▶ [INSTRUCTION]
Without further comment, state how many lines in the listing below contain the word "chart".

▶ [RECORDS]

+-------+

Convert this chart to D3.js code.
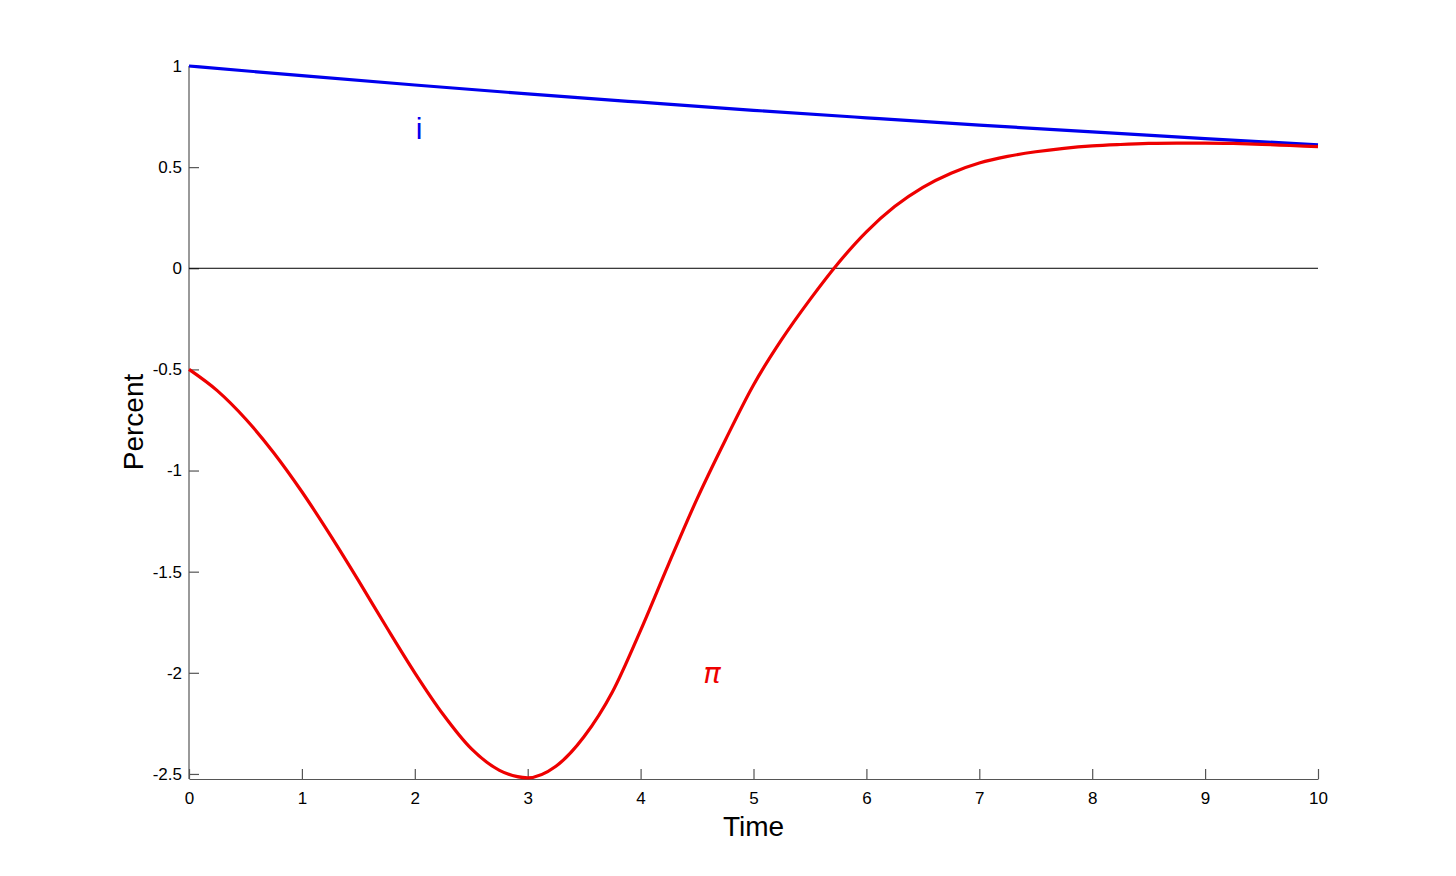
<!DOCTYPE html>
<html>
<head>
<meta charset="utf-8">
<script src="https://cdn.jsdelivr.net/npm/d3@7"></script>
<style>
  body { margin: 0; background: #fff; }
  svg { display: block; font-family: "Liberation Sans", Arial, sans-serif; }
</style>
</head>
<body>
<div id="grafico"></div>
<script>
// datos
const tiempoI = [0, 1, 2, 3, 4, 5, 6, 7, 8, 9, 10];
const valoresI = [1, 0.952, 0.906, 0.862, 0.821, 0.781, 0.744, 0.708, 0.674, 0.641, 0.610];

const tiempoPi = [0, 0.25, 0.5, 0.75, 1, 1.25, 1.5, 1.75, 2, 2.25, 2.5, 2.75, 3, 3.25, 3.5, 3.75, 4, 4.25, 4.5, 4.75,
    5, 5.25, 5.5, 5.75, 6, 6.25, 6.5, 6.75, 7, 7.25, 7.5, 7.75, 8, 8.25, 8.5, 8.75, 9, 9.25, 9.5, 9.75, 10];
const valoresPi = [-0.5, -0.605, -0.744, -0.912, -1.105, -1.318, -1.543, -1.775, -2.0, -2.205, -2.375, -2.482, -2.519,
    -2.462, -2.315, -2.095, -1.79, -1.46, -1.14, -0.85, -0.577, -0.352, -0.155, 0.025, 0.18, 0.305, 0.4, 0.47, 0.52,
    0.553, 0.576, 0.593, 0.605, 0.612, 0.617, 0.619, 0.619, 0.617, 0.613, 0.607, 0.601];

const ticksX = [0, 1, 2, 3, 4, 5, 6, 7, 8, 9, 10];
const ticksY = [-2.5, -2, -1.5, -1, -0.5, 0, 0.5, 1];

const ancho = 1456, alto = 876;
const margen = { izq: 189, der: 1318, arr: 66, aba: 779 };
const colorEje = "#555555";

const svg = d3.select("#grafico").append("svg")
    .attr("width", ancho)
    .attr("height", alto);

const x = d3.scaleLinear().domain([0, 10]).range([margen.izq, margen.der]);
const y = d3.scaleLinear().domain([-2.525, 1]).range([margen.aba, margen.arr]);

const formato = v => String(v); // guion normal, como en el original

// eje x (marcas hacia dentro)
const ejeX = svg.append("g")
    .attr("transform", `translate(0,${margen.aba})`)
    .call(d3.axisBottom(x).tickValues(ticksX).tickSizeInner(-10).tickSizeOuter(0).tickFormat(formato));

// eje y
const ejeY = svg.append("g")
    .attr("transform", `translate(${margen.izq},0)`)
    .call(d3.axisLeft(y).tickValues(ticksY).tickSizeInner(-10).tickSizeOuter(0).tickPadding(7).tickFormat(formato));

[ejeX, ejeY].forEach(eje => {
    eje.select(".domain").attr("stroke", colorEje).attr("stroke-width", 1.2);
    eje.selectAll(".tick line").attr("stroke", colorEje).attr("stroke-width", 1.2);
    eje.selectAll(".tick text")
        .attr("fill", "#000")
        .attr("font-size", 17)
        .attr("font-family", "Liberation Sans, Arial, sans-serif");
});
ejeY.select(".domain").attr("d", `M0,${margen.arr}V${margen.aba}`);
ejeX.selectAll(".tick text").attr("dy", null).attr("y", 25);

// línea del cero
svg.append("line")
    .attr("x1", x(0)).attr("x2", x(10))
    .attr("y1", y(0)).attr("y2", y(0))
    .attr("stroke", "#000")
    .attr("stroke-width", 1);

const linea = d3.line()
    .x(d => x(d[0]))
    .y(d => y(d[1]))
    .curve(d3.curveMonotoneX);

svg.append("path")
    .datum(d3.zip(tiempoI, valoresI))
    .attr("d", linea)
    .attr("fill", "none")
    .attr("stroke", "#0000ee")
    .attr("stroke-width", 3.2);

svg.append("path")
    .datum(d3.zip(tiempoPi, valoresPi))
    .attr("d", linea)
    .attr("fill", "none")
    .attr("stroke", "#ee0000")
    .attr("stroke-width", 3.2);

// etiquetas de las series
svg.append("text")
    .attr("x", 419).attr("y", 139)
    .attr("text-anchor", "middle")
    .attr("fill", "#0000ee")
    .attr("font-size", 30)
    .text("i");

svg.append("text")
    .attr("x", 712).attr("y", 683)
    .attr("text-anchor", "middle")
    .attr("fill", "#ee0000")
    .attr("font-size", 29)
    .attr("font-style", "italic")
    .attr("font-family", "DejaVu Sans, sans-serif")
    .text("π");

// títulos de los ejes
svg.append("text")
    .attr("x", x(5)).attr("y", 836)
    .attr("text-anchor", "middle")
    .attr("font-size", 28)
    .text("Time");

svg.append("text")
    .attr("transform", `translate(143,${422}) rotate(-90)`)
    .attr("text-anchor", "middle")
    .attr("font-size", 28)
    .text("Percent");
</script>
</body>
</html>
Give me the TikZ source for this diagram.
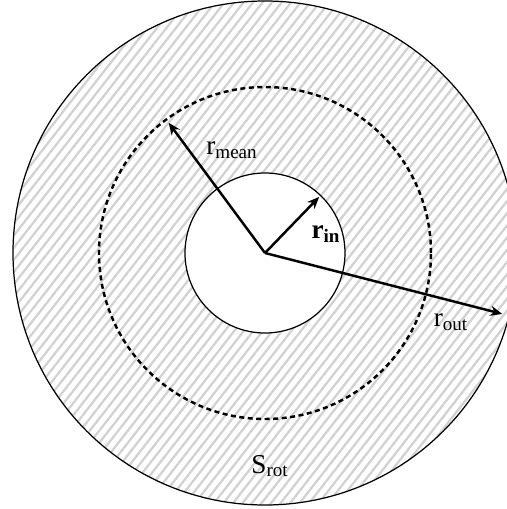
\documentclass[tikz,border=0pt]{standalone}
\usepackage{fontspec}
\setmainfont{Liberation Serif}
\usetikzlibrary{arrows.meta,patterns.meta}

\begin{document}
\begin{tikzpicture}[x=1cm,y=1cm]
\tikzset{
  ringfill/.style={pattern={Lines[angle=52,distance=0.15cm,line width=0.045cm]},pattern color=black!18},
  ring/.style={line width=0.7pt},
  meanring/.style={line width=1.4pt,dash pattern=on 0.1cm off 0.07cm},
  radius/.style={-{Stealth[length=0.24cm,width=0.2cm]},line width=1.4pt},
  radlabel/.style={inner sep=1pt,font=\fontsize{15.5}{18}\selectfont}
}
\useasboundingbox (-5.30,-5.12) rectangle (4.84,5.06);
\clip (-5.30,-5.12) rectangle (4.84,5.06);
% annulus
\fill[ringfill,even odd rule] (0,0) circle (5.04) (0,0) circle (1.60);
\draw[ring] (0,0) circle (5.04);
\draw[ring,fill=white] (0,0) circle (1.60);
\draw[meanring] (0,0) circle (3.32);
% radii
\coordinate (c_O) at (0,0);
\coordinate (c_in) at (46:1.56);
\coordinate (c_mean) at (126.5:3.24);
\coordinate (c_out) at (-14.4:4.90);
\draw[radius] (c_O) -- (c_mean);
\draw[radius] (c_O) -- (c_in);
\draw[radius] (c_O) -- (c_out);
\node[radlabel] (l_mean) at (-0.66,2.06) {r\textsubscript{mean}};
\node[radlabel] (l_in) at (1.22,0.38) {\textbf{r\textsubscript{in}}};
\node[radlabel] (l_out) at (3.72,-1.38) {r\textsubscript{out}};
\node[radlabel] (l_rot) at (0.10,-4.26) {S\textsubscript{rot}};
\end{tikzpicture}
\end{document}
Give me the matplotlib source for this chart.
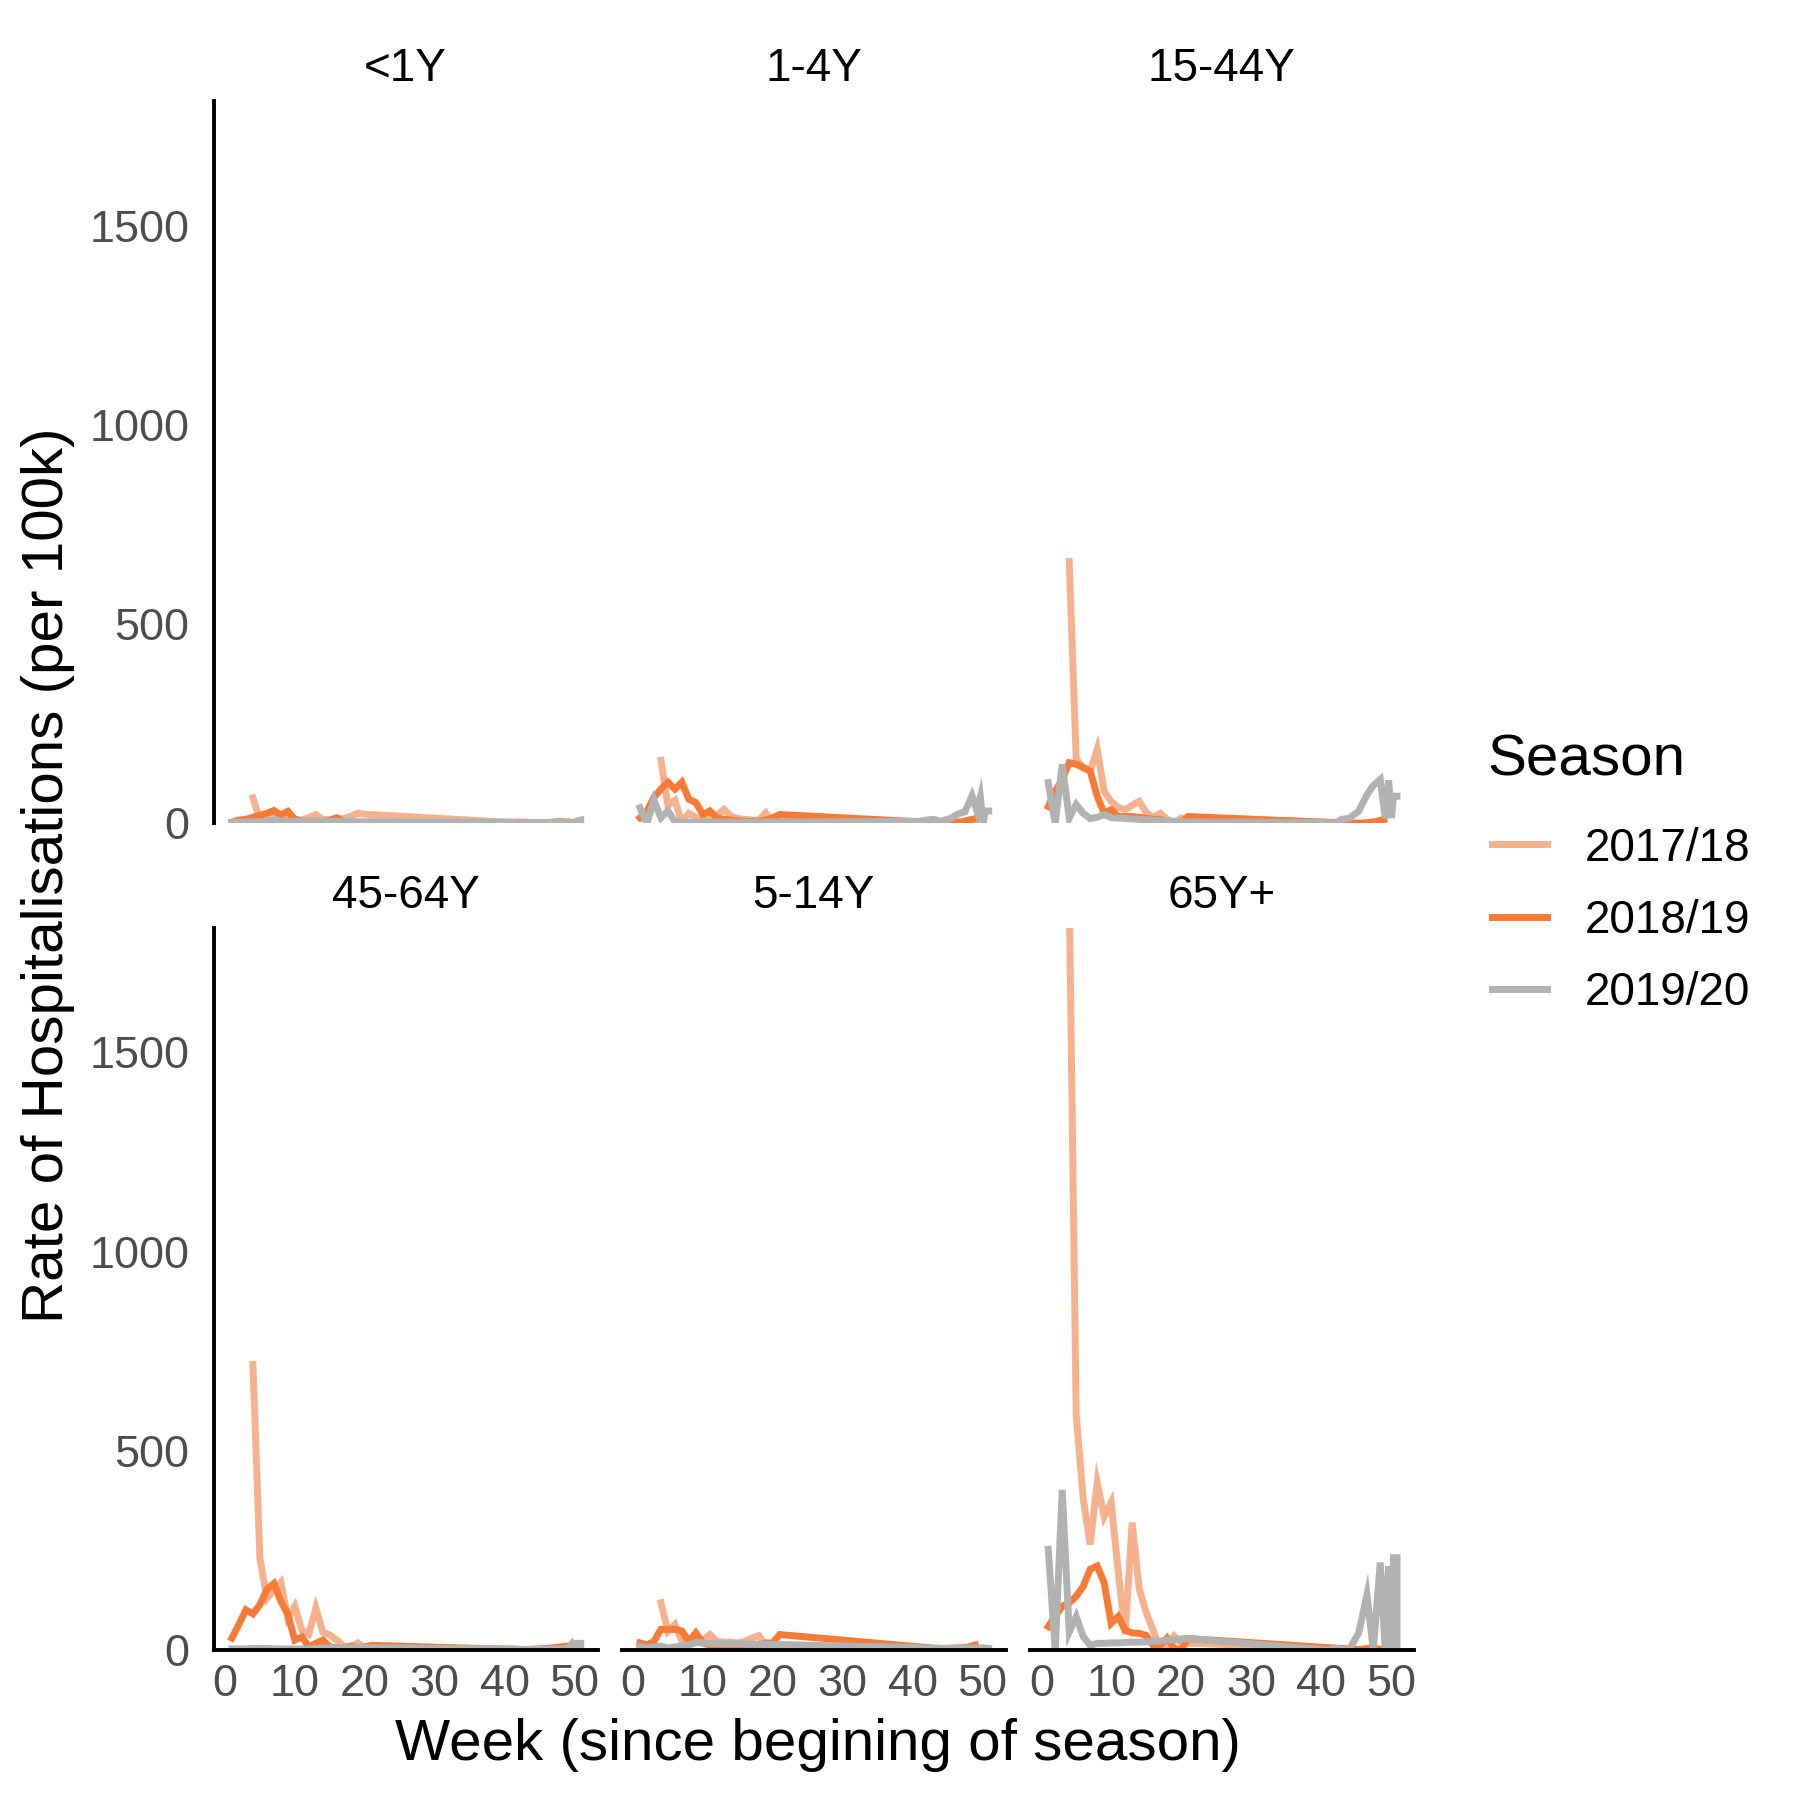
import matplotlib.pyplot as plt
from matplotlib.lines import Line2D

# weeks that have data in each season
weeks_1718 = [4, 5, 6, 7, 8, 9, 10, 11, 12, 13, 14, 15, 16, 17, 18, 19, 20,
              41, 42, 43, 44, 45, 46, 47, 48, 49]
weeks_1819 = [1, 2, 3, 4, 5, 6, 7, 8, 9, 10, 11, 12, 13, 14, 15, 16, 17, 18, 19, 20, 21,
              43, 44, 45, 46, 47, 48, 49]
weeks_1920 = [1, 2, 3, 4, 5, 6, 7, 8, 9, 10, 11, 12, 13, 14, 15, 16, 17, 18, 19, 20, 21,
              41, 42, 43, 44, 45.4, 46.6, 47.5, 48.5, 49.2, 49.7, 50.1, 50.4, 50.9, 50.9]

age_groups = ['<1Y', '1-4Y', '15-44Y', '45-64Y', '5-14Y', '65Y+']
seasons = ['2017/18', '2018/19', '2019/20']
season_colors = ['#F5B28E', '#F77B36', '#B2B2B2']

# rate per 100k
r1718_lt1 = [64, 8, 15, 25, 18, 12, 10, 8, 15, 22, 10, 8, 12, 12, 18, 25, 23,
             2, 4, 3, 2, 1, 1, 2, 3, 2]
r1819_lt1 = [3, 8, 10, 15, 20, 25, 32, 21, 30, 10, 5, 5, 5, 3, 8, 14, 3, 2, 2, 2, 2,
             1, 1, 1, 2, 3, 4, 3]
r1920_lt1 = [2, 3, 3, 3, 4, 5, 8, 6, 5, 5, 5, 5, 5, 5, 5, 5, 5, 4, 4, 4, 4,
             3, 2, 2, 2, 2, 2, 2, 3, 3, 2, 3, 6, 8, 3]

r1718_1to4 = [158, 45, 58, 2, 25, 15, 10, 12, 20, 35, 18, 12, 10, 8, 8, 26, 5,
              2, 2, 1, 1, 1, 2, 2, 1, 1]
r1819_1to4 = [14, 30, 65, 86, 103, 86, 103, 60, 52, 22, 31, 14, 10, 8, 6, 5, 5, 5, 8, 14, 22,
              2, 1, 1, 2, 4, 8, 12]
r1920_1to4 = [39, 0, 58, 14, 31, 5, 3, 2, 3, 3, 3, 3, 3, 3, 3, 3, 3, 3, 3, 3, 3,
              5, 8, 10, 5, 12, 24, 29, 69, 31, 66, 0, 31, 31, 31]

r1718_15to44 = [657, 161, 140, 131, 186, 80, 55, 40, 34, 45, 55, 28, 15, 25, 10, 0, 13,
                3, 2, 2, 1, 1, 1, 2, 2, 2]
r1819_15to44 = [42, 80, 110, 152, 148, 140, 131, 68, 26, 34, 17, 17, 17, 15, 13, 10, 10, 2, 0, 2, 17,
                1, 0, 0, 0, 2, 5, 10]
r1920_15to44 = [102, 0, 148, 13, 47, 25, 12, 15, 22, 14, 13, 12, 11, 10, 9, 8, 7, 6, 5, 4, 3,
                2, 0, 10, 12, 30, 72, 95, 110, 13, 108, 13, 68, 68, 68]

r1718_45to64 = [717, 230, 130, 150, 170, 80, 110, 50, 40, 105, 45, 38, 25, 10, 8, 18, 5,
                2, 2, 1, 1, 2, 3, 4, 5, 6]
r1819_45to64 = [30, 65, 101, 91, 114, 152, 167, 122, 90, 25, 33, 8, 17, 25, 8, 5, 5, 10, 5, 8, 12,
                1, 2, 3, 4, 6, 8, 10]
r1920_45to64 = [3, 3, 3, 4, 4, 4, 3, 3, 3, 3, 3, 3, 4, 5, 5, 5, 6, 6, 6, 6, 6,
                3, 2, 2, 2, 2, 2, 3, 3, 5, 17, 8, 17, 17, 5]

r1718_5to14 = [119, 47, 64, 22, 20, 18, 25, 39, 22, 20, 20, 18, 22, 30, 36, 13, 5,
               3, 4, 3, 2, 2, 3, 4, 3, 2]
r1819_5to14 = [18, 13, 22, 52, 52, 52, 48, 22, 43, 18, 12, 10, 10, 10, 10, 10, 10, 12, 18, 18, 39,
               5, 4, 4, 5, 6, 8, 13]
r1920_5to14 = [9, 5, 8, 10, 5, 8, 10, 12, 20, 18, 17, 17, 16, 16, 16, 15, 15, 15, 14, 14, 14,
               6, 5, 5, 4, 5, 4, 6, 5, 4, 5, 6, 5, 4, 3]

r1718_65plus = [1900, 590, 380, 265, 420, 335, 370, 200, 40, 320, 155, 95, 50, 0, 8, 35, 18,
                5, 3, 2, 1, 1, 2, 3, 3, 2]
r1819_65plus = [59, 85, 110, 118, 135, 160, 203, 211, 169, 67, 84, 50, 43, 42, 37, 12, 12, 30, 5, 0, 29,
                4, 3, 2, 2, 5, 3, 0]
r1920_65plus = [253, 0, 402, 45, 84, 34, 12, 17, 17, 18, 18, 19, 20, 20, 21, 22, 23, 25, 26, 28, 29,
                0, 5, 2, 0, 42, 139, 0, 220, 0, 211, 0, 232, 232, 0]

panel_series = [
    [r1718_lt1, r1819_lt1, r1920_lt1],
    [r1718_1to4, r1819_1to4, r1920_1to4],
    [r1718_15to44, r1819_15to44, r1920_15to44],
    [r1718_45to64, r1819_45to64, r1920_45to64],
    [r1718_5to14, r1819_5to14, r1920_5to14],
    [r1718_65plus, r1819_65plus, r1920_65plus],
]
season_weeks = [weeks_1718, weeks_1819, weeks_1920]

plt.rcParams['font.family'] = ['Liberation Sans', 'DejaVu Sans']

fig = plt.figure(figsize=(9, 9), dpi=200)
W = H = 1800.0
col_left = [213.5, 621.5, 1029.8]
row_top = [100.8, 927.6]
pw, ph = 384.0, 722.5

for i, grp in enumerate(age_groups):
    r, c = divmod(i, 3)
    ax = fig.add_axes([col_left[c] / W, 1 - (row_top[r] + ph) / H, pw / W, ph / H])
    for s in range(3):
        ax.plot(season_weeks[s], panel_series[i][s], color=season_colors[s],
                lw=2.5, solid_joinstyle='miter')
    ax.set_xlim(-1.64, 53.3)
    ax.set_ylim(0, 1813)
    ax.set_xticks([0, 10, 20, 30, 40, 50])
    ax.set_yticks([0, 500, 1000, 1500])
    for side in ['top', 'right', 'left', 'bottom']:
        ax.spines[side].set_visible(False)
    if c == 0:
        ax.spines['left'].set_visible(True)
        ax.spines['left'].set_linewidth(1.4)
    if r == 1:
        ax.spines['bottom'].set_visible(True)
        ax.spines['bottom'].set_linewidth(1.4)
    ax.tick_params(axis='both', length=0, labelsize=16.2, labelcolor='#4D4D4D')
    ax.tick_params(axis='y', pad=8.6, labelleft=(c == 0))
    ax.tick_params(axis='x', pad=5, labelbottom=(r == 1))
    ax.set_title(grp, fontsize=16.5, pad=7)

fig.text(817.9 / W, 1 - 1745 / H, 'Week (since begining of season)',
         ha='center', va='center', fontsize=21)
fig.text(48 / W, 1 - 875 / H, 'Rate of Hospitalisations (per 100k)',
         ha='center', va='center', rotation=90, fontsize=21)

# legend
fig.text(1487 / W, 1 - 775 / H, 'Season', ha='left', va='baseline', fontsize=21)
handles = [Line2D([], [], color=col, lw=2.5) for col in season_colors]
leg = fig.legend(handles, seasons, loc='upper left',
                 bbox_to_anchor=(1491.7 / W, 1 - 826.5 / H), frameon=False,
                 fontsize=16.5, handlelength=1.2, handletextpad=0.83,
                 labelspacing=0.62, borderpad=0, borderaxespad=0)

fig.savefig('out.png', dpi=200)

+-------+

▶ [EXERCISE RESPONSE]
2